Честно говоря, я и тут не поверил. Это советская уловка, думалось мне, меня просто хотят наказать построже. Карцер? Изолируют навсегда? Или расстреляют? Что им стоит вывести меня ночью и инсценировать расстрел при попытке к бегству. Воображение работало, в памяти всплывали случаи, когда я поверил московской «правде» и обжегся. Однако на сей раз я ошибался: в кои-то веки «правда» оказалась правдой.

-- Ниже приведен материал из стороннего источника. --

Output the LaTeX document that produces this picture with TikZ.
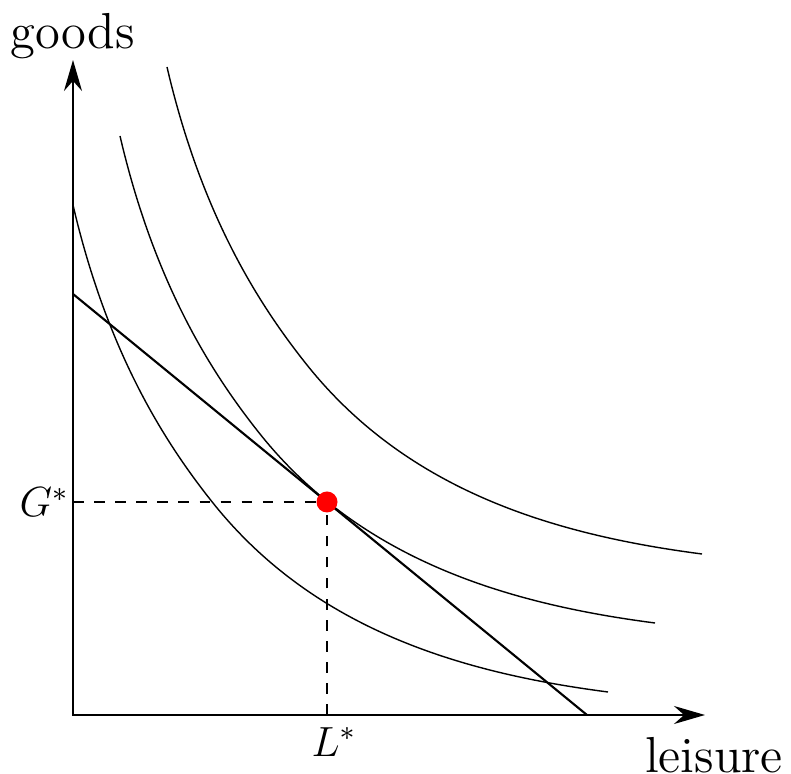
\documentclass[tikz,border=0pt]{standalone}
\usepackage{tikz}
\usetikzlibrary{arrows.meta,positioning}
\definecolor{Ink}{HTML}{000000}
\definecolor{OptRed}{HTML}{FF0000}
\tikzset{
  axisLine/.style={draw=Ink,line width=0.6pt,{Stealth[length=3.1mm,width=1.8mm]}-{Stealth[length=3.1mm,width=1.8mm]}},
  budgetLine/.style={draw=Ink,line width=0.6pt},
  icurve/.style={draw=Ink,thin},
  guide/.style={draw=Ink,thin,dashed},
  optDot/.style={circle,fill=OptRed,inner sep=0pt,minimum size=2.1mm},
  axisLabel/.style={text=Ink,inner sep=0pt},
  starLabel/.style={text=Ink,font=\large}
}

\begin{document}
\begin{tikzpicture}[font=\Large]
  \useasboundingbox (-0.73,-0.59) rectangle (7.18,7.15);
  \coordinate (O) at (0,0);
  \coordinate (xEnd) at (6.32,0);
  \coordinate (yEnd) at (0,6.55);
  \coordinate (bTop) at (0,4.21);
  \coordinate (bEnd) at (5.14,0);
  \coordinate (gAxis) at (0,2.13);
  \coordinate (lAxis) at (2.54,0);
  \foreach \k in {0,1,2}
    \draw[icurve,shift={(\k*0.47,\k*0.69)}]
      (0,5.10) .. controls (0.35,3.60) and (0.93,2.71) .. (1.40,2.12)
               .. controls (2.40,0.87) and (3.85,0.425) .. (5.35,0.23);
  \draw[axisLine] (yEnd) -- (O) -- (xEnd);
  \draw[budgetLine] (bTop) -- (bEnd);
  \node[optDot] (opt) at (2.54,2.13) {};
  \draw[guide] (gAxis) -- (opt);
  \draw[guide] (lAxis) -- (opt);
  \node[starLabel,anchor=east,inner sep=1pt] (Gstar) at (gAxis) {$G^*$};
  \node[starLabel,anchor=north,inner sep=3.3pt,xshift=0.7mm] (Lstar) at (lAxis) {$L^*$};
  \node[axisLabel,anchor=south] (goods) at (yEnd) {goods};
  \node[axisLabel,anchor=north] (leisure) at (6.41,-0.22) {leisure};
\end{tikzpicture}
\end{document}
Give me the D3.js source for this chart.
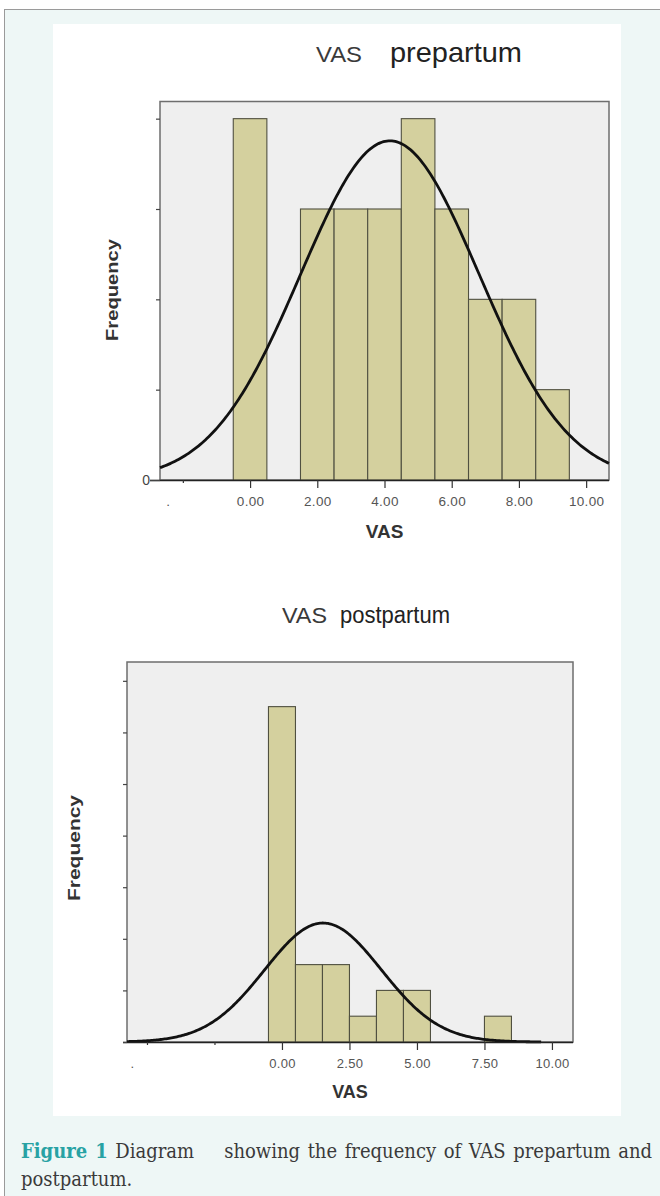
<!DOCTYPE html>
<html>
<head>
<meta charset="utf-8">
<script src="https://cdn.jsdelivr.net/npm/d3@7"></script>
<style>
    body { margin: 0; background: #fff; }
    #page { position: relative; width: 660px; height: 1196px; overflow: hidden; }
    #page svg { position: absolute; left: 0; top: 0; }
    #caption {
        position: absolute; left: 21px; top: 1137px; width: 631px;
        font-family: "DejaVu Serif Condensed", "DejaVu Serif", "Liberation Serif", serif;
        font-size: 20px; line-height: 28px; color: #3a3a3a;
    }
    #caption .l1 { text-align: justify; text-align-last: justify; white-space: nowrap; }
    #caption b { color: #27a2a4; }
</style>
</head>
<body>
<div id="page"></div>
<script>
// VAS histograms (SPSS style) with fitted normal curves.

// prepartum
const prepBins = [0, 1, 2, 3, 4, 5, 6, 7, 8, 9];
const prepCounts = [4, 0, 3, 3, 3, 4, 3, 2, 2, 1];
const prepXTicks = [-2, 0, 2, 4, 6, 8, 10];
const prepXLabels = ['.', '0.00', '2.00', '4.00', '6.00', '8.00', '10.00'];
const prepYTicks = [0, 1, 2, 3, 4];

// postpartum
const postBins = [0, 1, 2, 3, 4, 5, 6, 7, 8];
const postCounts = [13, 3, 3, 1, 2, 2, 0, 0, 1];
const postXTicks = [-5, -2.5, 0, 2.5, 5, 7.5, 10];
const postXLabels = ['.', '', '0.00', '2.50', '5.00', '7.50', '10.00'];
const postYTicks = [0, 2, 4, 6, 8, 10, 12, 14];

const W = 660, H = 1196;
const sans = '"Liberation Sans", Arial, sans-serif';

const svg = d3.select('#page').append('svg').attr('width', W).attr('height', H);

// outer mint frame + white panel
svg.append('rect').attr('x', 4.5).attr('y', 9.5).attr('width', W).attr('height', H)
    .attr('fill', '#eef7f6').attr('stroke', '#9a9a9a').attr('stroke-width', 1);
svg.append('rect').attr('x', 53).attr('y', 24).attr('width', 568).attr('height', 1092)
    .attr('fill', '#fff');

function drawHistogram(opt) {
    const g = svg.append('g');
    const x = d3.scaleLinear().domain(opt.xDomain).range([opt.left, opt.right]);
    const y = d3.scaleLinear().domain(opt.yDomain).range([opt.bottom, opt.top]);

    g.append('rect')
        .attr('x', opt.left).attr('y', opt.top)
        .attr('width', opt.right - opt.left).attr('height', opt.bottom - opt.top)
        .attr('fill', '#efefef').attr('stroke', '#6e6e6e').attr('stroke-width', 1.5);

    const rows = opt.bins.map((b, i) => ({ v: b, c: opt.counts[i] })).filter(d => d.c > 0);
    g.selectAll('rect.bar').data(rows).join('rect')
        .attr('class', 'bar')
        .attr('x', d => x(d.v - 0.5))
        .attr('width', d => x(d.v + 0.5) - x(d.v - 0.5))
        .attr('y', d => y(d.c))
        .attr('height', d => y(0) - y(d.c))
        .attr('fill', '#d4d09e').attr('stroke', '#505040').attr('stroke-width', 1.1);

    // fitted normal curve from the bins' mean / sd
    const n = d3.sum(opt.counts);
    const mean = d3.sum(opt.bins, (b, i) => b * opt.counts[i]) / n;
    const sd = Math.sqrt(d3.sum(opt.bins, (b, i) => opt.counts[i] * (b - mean) ** 2) / (n - 1));
    const dens = v => n / (sd * Math.sqrt(2 * Math.PI)) * Math.exp(-0.5 * ((v - mean) / sd) ** 2);
    const xs = d3.range(opt.curveFrom, opt.curveTo, 0.05).concat([opt.curveTo]);
    g.append('path')
        .attr('d', d3.line().x(v => x(v)).y(v => y(dens(v)))(xs))
        .attr('fill', 'none').attr('stroke', '#111').attr('stroke-width', 2.8);

    // x axis
    const xAxis = g.append('g')
        .attr('transform', `translate(0,${opt.bottom})`)
        .call(d3.axisBottom(x).tickValues(opt.xTicks)
            .tickFormat((d, i) => opt.xLabels[i]).tickSize(8).tickSizeOuter(0));
    xAxis.select('.domain').attr('stroke', '#222').attr('stroke-width', 1.6)
        .attr('d', `M${opt.axisStart},0.5H${opt.right}`);
    xAxis.selectAll('.tick line').attr('stroke', '#333').attr('stroke-width', 1.2)
        .attr('y2', (d, i) => (opt.xLabels[i] === '.' || opt.xLabels[i] === '') ? 3 : 8);
    xAxis.selectAll('.tick text')
        .attr('font-family', sans).attr('font-size', opt.tickFont).attr('fill', '#555')
        .attr('letter-spacing', 0.3)
        .attr('y', opt.tickLabelY).attr('dy', 0)
        .attr('dx', (d, i) => opt.xLabels[i] === '.' ? -15 : 0);

    // y axis
    const yAxis = g.append('g')
        .attr('transform', `translate(${opt.left},0)`)
        .call(d3.axisLeft(y).tickValues(opt.yTicks)
            .tickFormat(d => (d === 0 && opt.zeroLabel) ? '0' : '').tickSize(4).tickSizeOuter(0));
    yAxis.select('.domain').remove();
    yAxis.selectAll('.tick line').attr('stroke', '#444').attr('stroke-width', 1.2)
        .attr('x2', d => (d === 0 && opt.zeroLabel) ? -10 : -4);
    yAxis.selectAll('.tick text')
        .attr('font-family', sans).attr('font-size', 14).attr('fill', '#444').attr('x', -10);

    // axis titles
    g.append('text')
        .attr('x', (opt.left + opt.right) / 2).attr('y', opt.xTitleY)
        .attr('text-anchor', 'middle').attr('font-family', sans).attr('font-weight', 'bold')
        .attr('font-size', opt.xTitleSize).attr('fill', '#333').text('VAS');
    g.append('text')
        .attr('transform', `translate(${opt.yTitleX},${opt.yTitleY}) rotate(-90)`)
        .attr('text-anchor', 'middle').attr('font-family', sans).attr('font-weight', 'bold')
        .attr('font-size', opt.yTitleSize).attr('fill', '#333')
        .attr('textLength', opt.yTitleLen).attr('lengthAdjust', 'spacingAndGlyphs')
        .text('Frequency');

    // chart title
    g.append('text')
        .attr('x', opt.title1X).attr('y', opt.titleY)
        .attr('font-family', sans).attr('font-size', opt.title1Size).attr('fill', '#3a3a3a')
        .attr('textLength', opt.title1Len).attr('lengthAdjust', 'spacingAndGlyphs')
        .text('VAS');
    g.append('text')
        .attr('x', opt.title2X).attr('y', opt.titleY)
        .attr('font-family', sans).attr('font-size', opt.title2Size).attr('fill', '#222')
        .attr('textLength', opt.title2Len).attr('lengthAdjust', 'spacingAndGlyphs')
        .text(opt.title2);
}

drawHistogram({
    bins: prepBins, counts: prepCounts,
    xTicks: prepXTicks, xLabels: prepXLabels, yTicks: prepYTicks,
    xDomain: [-2.68, 10.68], yDomain: [0, 4.19],
    left: 160, right: 609, top: 101.5, bottom: 480,
    axisStart: 150, zeroLabel: true,
    curveFrom: -2.68, curveTo: 10.68,
    tickFont: 13.5, tickLabelY: 26,
    xTitleY: 538, xTitleSize: 19,
    yTitleX: 118, yTitleY: 290, yTitleSize: 17, yTitleLen: 102,
    titleY: 62, title1X: 316, title1Size: 22, title1Len: 46,
    title2X: 390, title2Size: 28, title2Len: 132, title2: 'prepartum'
});

drawHistogram({
    bins: postBins, counts: postCounts,
    xTicks: postXTicks, xLabels: postXLabels, yTicks: postYTicks,
    xDomain: [-5.74, 10.78], yDomain: [0, 14.73],
    left: 127, right: 573, top: 662, bottom: 1042,
    axisStart: 123, zeroLabel: false,
    curveFrom: -5.74, curveTo: 9.6,
    tickFont: 13, tickLabelY: 26,
    xTitleY: 1098, xTitleSize: 18,
    yTitleX: 80, yTitleY: 848, yTitleSize: 16, yTitleLen: 106,
    titleY: 623, title1X: 282, title1Size: 22, title1Len: 45,
    title2X: 340, title2Size: 23, title2Len: 110, title2: 'postpartum'
});

// caption
const cap = d3.select('#page').append('div').attr('id', 'caption');
cap.append('div').attr('class', 'l1')
    .html('<b>Figure 1</b> Diagram&nbsp;&nbsp;&nbsp; showing the frequency of VAS prepartum and');
cap.append('div').text('postpartum.');
</script>
</body>
</html>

Обнадеживало одно: начинался месяц Девы Марии. «Может, мне помогает сама Мадонна? — думал я. — Если так, можно не беспокоиться». В двадцать один час пришел, как обещали, сопровождающий офицер; меня передали ему с минимумом формальностей, что обрадовало: ни личного дела, ни вооруженной охраны. Держа листок, офицер спросил имя, фамилию, место рождения; осведомился, сообщено ли мне об освобождении. Потом довел до станции Явас и велел сесть в вагон — с виду вполне пролетарский, зато обычный пассажирский. Офицер явно не боялся, что я сбегу.